Mr. Fisher distributed part of the most recent installment of dictionaries Dec. 23 during a brief assembly in the HHES gymnasium and also was giving them to third graders at Christian Life Academy and St. Joseph School in Brookfield.


Mr. Fisher said more than 200 dictionaries would be distributed this year by the local Rotary Club, which through the years paid for most of them through some of the proceeds from its annual Fun Bowl that is held each March at the Brookfield Lanes.


“It’s a good tool at this age to help them learn,” HHES Principal Mary Rose Dymond said in an interview after the ceremony.


“The teachers and the parents say that they use them regularly,” she said.


Mrs. Dymond said they are helpful with classroom writing assignments and with preparation for the Connecticut Mastery Test, which is administered each March.


Mr. Fisher recalled that he started delivering the dictionaries in 2005 when his daughter, Jillian, who is now in eighth grade, was a third-grade student at HHES.


“I think, in general, it’s good for kids to have a dictionary to use to help them with spelling,” he said.


Mr. Fisher said the dictionaries, which are purchased through The Dictionary Project, are designed for elementary school students, although they can be useful to students at all levels.


He said that libraries and civic groups also distribute them to schools.


Mr. Fisher said reports indicate that 29,950 of the dictionaries will be given to students in Connecticut this year and 32,623 were contributed last year.
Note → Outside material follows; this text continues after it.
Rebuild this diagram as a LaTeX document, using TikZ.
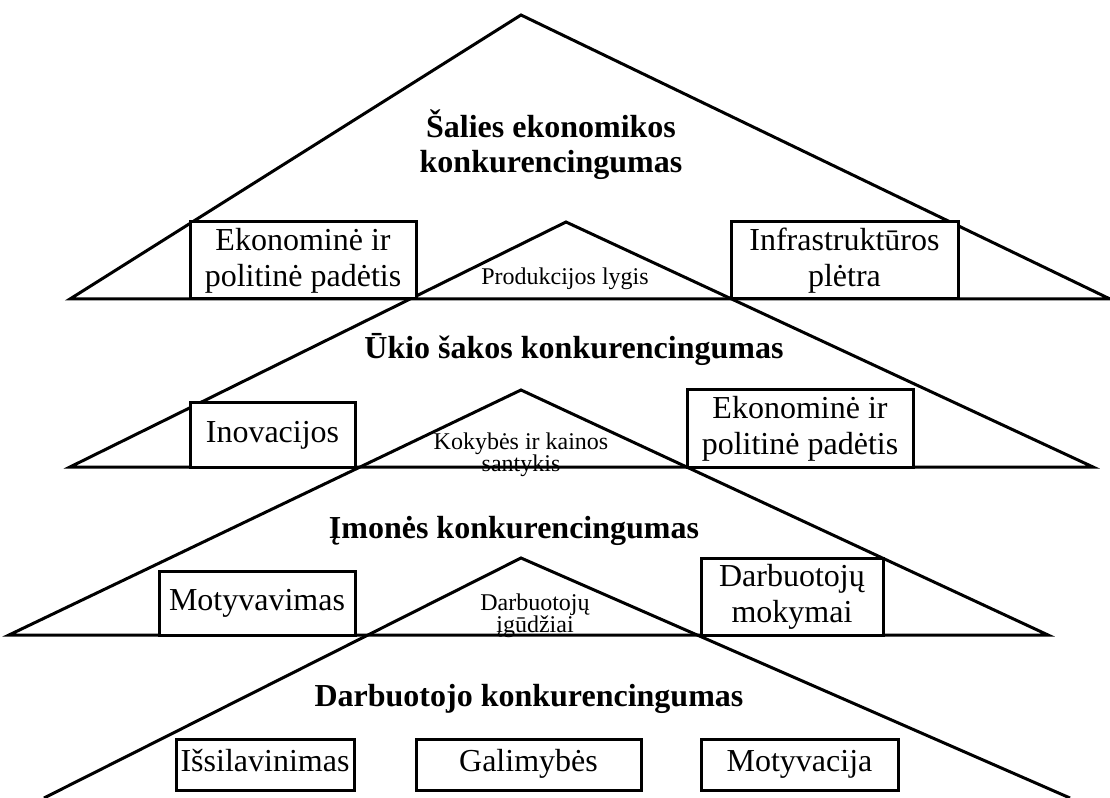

A news release from The Dictionary Project stated that it began in 1992 when Annie Plummer of Savannah, Ga., gave 50 dictionaries to children who attended a school close to her home. Over the years she raised enough money to “buy 17,000 dictionaries for children in Savannah.”


Other people learned about the project, and Mary French of South Carolina and her husband, Arno, formed a nonprofit association in 1995.


The news release stated that since its implementation, The Dictionary Project has provided more than 14 million dictionaries worldwide.